<<<<
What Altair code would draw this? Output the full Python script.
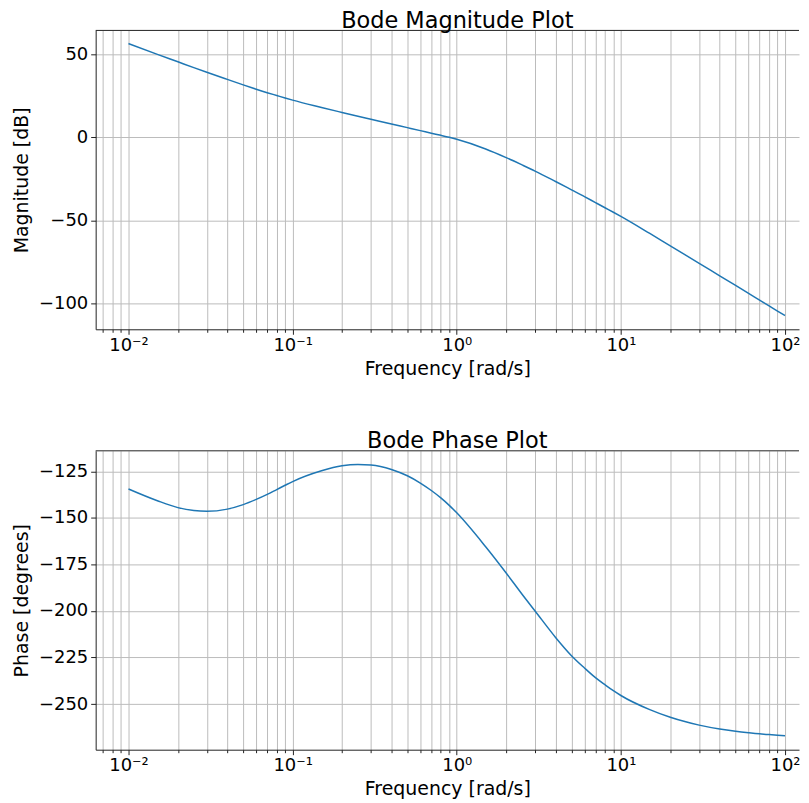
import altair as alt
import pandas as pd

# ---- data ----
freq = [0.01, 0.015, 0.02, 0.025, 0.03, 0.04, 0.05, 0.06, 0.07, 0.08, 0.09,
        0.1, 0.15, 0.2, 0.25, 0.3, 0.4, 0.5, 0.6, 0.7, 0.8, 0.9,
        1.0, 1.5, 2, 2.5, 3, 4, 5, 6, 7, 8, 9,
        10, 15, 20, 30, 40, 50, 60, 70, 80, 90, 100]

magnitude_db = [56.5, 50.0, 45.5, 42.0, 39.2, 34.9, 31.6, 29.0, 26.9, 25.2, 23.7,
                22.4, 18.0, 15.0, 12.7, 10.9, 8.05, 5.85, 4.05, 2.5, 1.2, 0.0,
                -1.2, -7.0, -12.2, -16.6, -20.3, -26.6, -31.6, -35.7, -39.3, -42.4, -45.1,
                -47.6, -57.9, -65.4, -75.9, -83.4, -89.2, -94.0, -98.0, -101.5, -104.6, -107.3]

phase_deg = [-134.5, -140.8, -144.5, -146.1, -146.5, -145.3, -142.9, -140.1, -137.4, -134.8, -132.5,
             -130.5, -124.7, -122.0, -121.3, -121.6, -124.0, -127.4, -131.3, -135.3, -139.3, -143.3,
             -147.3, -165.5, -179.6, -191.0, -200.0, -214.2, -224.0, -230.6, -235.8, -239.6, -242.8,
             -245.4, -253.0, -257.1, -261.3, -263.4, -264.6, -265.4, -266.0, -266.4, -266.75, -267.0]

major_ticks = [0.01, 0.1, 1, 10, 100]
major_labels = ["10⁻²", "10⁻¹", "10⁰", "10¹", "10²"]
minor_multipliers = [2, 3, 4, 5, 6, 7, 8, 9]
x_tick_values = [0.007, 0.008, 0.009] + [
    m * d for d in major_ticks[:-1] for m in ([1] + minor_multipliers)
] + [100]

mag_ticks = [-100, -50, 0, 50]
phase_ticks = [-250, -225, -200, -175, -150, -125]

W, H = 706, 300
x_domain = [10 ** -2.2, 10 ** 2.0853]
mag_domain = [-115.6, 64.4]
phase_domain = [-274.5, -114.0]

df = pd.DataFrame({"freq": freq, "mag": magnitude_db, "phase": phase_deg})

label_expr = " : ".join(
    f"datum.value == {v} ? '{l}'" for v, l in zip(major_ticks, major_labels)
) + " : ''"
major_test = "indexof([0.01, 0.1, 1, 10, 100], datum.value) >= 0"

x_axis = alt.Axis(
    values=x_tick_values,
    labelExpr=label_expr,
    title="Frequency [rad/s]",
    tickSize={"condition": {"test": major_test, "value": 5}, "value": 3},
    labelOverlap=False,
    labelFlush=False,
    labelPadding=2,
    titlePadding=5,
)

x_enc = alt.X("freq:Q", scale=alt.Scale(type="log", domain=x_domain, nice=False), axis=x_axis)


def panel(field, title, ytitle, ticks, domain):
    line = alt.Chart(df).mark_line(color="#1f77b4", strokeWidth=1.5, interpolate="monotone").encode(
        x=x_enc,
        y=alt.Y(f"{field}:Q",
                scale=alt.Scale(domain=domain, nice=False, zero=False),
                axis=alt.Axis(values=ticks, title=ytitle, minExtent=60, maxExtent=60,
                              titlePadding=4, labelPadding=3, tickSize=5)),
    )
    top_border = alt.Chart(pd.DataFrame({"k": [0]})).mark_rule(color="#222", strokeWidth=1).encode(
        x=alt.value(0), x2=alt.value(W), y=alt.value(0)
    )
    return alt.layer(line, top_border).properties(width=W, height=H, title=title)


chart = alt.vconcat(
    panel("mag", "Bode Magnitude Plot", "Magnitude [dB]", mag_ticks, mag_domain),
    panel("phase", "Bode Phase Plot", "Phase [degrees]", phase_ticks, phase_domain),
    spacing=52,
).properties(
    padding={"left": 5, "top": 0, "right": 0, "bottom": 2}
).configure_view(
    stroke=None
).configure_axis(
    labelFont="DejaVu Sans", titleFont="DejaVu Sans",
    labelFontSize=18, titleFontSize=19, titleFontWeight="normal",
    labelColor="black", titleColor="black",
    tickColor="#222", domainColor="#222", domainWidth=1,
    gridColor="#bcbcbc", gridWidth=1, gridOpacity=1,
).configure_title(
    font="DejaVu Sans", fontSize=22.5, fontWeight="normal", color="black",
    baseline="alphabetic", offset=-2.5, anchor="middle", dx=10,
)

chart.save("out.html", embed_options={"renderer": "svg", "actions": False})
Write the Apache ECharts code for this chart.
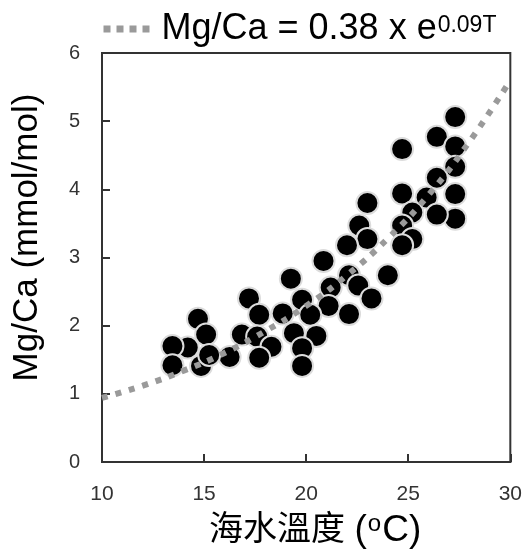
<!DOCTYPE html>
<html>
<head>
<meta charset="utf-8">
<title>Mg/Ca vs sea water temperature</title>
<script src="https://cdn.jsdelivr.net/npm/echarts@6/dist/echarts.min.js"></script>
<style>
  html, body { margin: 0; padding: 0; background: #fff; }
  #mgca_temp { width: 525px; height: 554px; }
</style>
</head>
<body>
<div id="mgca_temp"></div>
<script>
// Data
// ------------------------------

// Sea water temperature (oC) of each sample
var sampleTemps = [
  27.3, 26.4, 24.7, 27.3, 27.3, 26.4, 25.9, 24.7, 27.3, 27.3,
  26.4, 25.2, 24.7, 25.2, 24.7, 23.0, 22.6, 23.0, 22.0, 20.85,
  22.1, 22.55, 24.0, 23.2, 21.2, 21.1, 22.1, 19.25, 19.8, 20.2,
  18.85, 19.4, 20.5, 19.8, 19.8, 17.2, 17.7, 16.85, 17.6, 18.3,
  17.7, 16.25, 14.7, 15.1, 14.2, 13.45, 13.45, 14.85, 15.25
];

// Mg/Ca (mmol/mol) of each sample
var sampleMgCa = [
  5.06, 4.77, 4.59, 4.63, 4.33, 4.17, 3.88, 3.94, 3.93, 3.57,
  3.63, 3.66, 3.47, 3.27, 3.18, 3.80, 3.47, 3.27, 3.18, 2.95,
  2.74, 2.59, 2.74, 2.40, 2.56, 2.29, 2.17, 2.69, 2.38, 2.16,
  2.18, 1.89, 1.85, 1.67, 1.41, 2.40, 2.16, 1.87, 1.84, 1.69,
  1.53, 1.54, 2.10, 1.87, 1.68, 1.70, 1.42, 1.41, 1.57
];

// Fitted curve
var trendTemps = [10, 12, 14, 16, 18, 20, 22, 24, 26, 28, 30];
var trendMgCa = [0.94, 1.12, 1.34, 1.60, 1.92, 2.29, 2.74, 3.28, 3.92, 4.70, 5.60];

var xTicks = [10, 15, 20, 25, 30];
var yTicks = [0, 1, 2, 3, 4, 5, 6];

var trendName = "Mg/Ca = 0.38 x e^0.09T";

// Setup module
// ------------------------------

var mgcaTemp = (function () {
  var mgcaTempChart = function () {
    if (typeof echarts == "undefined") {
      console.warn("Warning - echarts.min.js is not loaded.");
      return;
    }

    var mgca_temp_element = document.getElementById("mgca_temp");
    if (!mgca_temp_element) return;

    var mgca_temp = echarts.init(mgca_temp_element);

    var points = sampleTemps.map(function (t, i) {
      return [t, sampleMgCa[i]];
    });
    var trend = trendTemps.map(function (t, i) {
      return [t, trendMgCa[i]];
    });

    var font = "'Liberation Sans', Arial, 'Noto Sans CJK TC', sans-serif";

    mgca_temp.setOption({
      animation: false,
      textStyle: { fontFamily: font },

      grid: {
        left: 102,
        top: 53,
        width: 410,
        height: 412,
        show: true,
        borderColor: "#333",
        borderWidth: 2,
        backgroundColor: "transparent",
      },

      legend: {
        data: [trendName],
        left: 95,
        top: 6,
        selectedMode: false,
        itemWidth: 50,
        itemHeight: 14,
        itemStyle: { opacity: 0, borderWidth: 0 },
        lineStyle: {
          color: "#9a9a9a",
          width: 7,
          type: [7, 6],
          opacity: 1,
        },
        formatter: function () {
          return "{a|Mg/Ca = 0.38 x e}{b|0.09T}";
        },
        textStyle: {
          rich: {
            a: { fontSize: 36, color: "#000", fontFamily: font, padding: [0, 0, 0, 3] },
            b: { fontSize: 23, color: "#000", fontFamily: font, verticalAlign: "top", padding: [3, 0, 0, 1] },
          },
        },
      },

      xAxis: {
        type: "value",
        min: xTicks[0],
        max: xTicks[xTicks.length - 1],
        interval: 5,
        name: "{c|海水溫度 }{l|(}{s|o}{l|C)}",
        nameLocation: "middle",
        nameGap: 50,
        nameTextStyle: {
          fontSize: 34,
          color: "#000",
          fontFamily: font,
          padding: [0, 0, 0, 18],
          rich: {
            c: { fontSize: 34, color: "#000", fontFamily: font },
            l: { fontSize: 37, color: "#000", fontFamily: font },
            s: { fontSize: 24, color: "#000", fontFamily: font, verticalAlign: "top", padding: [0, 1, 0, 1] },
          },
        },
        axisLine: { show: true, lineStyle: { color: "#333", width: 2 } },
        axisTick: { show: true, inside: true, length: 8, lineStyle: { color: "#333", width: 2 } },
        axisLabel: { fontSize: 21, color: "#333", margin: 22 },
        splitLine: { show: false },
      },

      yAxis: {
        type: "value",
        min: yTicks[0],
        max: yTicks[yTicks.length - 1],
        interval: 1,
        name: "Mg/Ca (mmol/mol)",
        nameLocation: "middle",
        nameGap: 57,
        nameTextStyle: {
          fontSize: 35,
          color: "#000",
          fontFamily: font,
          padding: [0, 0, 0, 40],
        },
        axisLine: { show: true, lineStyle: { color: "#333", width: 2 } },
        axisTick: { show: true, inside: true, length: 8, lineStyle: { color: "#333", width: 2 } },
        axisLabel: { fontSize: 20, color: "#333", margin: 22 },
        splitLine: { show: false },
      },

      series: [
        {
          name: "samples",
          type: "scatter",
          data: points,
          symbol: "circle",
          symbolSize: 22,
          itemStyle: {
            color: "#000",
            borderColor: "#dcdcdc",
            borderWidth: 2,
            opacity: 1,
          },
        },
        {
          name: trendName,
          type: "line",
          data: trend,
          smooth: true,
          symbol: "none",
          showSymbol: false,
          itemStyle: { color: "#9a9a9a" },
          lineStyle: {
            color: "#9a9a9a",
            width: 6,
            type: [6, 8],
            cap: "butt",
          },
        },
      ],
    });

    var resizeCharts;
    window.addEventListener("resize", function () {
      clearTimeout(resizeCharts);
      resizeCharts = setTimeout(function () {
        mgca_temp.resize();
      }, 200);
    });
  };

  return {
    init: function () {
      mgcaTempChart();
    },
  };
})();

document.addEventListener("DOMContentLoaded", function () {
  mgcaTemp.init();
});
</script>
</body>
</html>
>>>>
• WHAT THE TASK REQUIRES:
Repeat only the lines from the beginning of the material through the line containing "10, 15, 20, 30, 40, 50, 60, 70, 80, 90, 100]", both ends kept, leaving pictures out.

• TASK OUTPUT:
What Altair code would draw this? Output the full Python script.
import altair as alt
import pandas as pd

# ---- data ----
freq = [0.01, 0.015, 0.02, 0.025, 0.03, 0.04, 0.05, 0.06, 0.07, 0.08, 0.09,
        0.1, 0.15, 0.2, 0.25, 0.3, 0.4, 0.5, 0.6, 0.7, 0.8, 0.9,
        1.0, 1.5, 2, 2.5, 3, 4, 5, 6, 7, 8, 9,
        10, 15, 20, 30, 40, 50, 60, 70, 80, 90, 100]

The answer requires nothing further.